5) Ja naprawde lubie opony BFG, maja duzo opinii dobrych i zlych. Ja jestem bardzo na tak. Sa odporne, trwale i dopoki sa mlodsze niz 8 lat - sa miekkie i dobrze sie kleja.
6) Miedzy MT KM2 a AT KO2 nie ma wcale az tak duzej roznicy. Na obu kompletach jezdzilo mi sie bardzo dobrze i poziom halasu i trakcji byl akceptowalny. KM2 to dosc lagodna opona i jednoczesnie najbardziej agresywna ktora moglbym chciec na swoim aucie.
7)Sprawne LSD to piekna sprawa. Zwlaszcza jesli mamy nieupuszczone cisnienie i tyl zaczyna buksowac - lekka przegazowka, LSD sie spina i wyjezdzamy z blotka zanim zdazymy pomyslec nawet o doalczeniu przedniej osi.


Rokfor ma absolutna racje z upuszczaniem cisniena. Tylko ja nie jezdze az tak esktremalnie nisko jak on. Na szosie uzywam 2.0 - i taki cisnienie zostawiam jesli wiem ze jade tylko plytko w las albo na chwile na piaseczki. Ale jak wiem ze jade w teren ktory bedzie wymagal myslenia i stanowil jakies wyzwanie - upuszczam do 0.5-0.6 bara, czasami tylko do 0.8. I juz mam dosc trakcji i tlumienia zeby komforotow jezdzic po czym chce i nie zastanawiac sie czy utkne. Wazne zeby przed powrotem na czarne - dobic cisneinie. Bo szybka jazda na "flaczku" bedzie przegrzewac opony i da bardzo wysokie spalanie i marne osiagi. Zgadzam sie rowniez w tym zakresie - ze jazda z butem w podlodze i "oranie" blota tak ze pryzmy wydartej ziemi leca w tyl auta z pierwsza predkoscia kosmiczna to glupota. I krew mnie zalewa gdy widze takich (najczesciej Patrolowcow) z rozkreconym do granic RD28 dymiacym jak lokomotywa parowa wyjacych w potach na granicy maksymalnych obrotow i wykopujacy kolami coraz glebsze koleiny. Az mna trzesie. I z normalnej drogi robimy nagle poligon.

Awatar użytkownika
Rokfor32
Klubowicz
Posty: 8420
Rejestracja: 31 paź 2008, 21:15
Auto: Wiele. Różnych. Większość Toyoty.
Kontakt:

Re: Małe i duże Stwora podróże

Post autor: Rokfor32 »

Synto pisze:
08 lut 2024, 21:57
... i przeczytane.
To jak byś w takim razie polecał (sugerował) dla mojego Stwora (waga ok 2600 kg) na oponach General Grabber AT2 285/75 R16 spuścić ciśnienie, np do takich warunków jak na fotach powyżej. Ja miałem nabite na 2,1 bara.
Zaczął bym od około 0,5 bara.

To sie po prostu ocenia okiem. W lekkim terenie opona ma się po prostu wyraźnie ugiąć. W bardzo miękkim terenie - już wyraźnie wyplaszczyć.

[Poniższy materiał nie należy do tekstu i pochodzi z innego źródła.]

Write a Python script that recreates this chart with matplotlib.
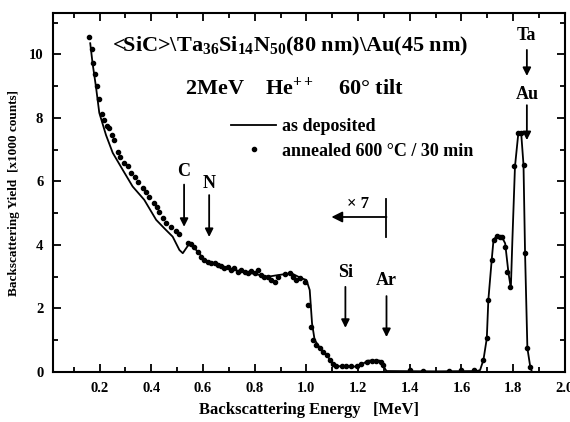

Oczywiście przy bardzo małym ciśnieniu jeździ się już delikatnie (i nie ma zresztą potrzeby pałowania), bo rośnie ryzyko zdjęcia opon z felgi. Dobrze jest też mieć odpowiednio przygotowane i założone felgi i opony.

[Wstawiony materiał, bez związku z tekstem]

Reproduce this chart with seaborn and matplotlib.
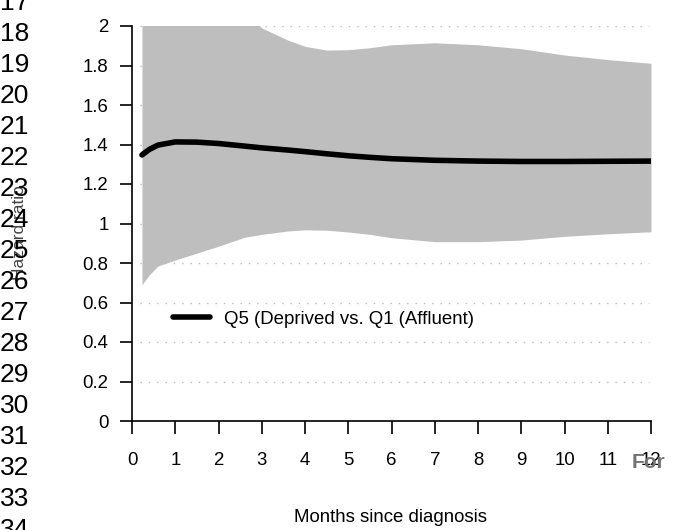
import matplotlib
matplotlib.use("Agg")
import matplotlib.pyplot as plt
import seaborn as sns
import numpy as np
import pandas as pd

# ---- data ----
months = [0.23, 0.4, 0.6, 1, 1.5, 2, 2.6, 3, 3.6, 4, 4.5, 5, 5.5, 6, 7, 8, 9, 10, 11, 12]
hazard_ratio = [1.347, 1.375, 1.397, 1.413, 1.412, 1.405, 1.392, 1.383, 1.372, 1.364,
                1.353, 1.343, 1.335, 1.328, 1.320, 1.316, 1.314, 1.314, 1.315, 1.316]
ci_lower = [0.69, 0.74, 0.785, 0.815, 0.85, 0.885, 0.93, 0.945, 0.962, 0.968,
            0.966, 0.957, 0.945, 0.928, 0.908, 0.908, 0.916, 0.935, 0.948, 0.958]
ci_upper = [2.70, 2.65, 2.60, 2.50, 2.40, 2.25, 2.08, 1.99, 1.929, 1.897,
            1.878, 1.880, 1.890, 1.905, 1.915, 1.905, 1.885, 1.853, 1.830, 1.811]
series_label = "Q5 (Deprived vs. Q1 (Affluent)"
x_ticks = list(range(0, 13))
y_ticks = [0, 0.2, 0.4, 0.6, 0.8, 1, 1.2, 1.4, 1.6, 1.8, 2]
line_numbers = list(range(17, 35))

df = pd.DataFrame({"month": months, "hr": hazard_ratio, "lo": ci_lower, "hi": ci_upper})

sns.set_style("white")
plt.rcParams["font.family"] = ["Liberation Sans", "DejaVu Sans"]

FS = 13.4
W, H = 674, 530
fig = plt.figure(figsize=(W / 100, H / 100), dpi=100)
ax = fig.add_axes([132 / W, 1 - 421 / H, 519 / W, 395 / H])

# dotted reference grid
ax.hlines(y_ticks[1:], 0.18, 11.95, colors="#BBBBBB", linestyles=(0, (1, 5)), lw=1.0, zorder=0)

# confidence band
ax.fill_between(df["month"], df["lo"], df["hi"], color="#BEBEBE", lw=0, zorder=1)

# hazard ratio line
sns.lineplot(data=df, x="month", y="hr", color="black", lw=4.0, ax=ax,
             label=series_label, zorder=3, solid_capstyle="round")

ax.set_xlim(0, 12)
ax.set_ylim(0, 2)
ax.set_xticks(x_ticks)
ax.set_xticklabels([str(t) for t in x_ticks])
ax.set_yticks(y_ticks)
ax.set_yticklabels([f"{t:g}" for t in y_ticks])

for s in ["top", "right"]:
    ax.spines[s].set_visible(False)
for s in ["left", "bottom"]:
    ax.spines[s].set_color("black")
    ax.spines[s].set_linewidth(1.2)
ax.spines["left"].set_bounds(0, 2)
ax.spines["bottom"].set_bounds(0, 12)

ax.tick_params(axis="both", direction="out", length=9, width=1.2, color="black",
               labelsize=FS, labelcolor="black", left=True, bottom=True)
ax.tick_params(axis="x", pad=13)
ax.tick_params(axis="y", pad=8)

ax.set_xlabel("Months since diagnosis", fontsize=FS, color="black")
ax.xaxis.set_label_coords((391 - 132) / 519, (421 - 517) / 395)
ax.xaxis.label.set_va("center")
ax.set_ylabel("Hazard ratio", fontsize=12.5, color="#444444")
ax.yaxis.set_label_coords((20 - 132) / 519, (421 - 233) / 395)
ax.yaxis.label.set_va("center")

leg = ax.legend(loc="center left", bbox_to_anchor=((173 - 132) / 519, (421 - 319) / 395),
                frameon=False, fontsize=FS, handlelength=2.0, handletextpad=0.75,
                borderaxespad=0, borderpad=0)
for t in leg.get_texts():
    t.set_color("black")

# page line numbers from the source document
for n in line_numbers:
    y = 3 + 31 * (n - 17)
    fig.text(0.0, 1 - y / H, str(n), fontsize=19, ha="left", va="center", color="black")

fig.text(632 / W, 1 - 463 / H, "For", fontsize=15, fontweight="bold",
         color="#737373", ha="left", va="center")

fig.savefig("out.png", dpi=100)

Ja używam praktycznie wyłącznie felg alu. Sam je lakieruję, i robię to tak, że wnętrze zostawiam tylko w interplusie (nie lakieruję lakierem finalnym, zwykle PU, wnętrza). Oponę natomiast zakładam nie na mydłach litowych - a na WD40. Różnica taka, że ten preparat po czasie wchłania się w gumę, i nie pozostawia warstewki poślizgowej.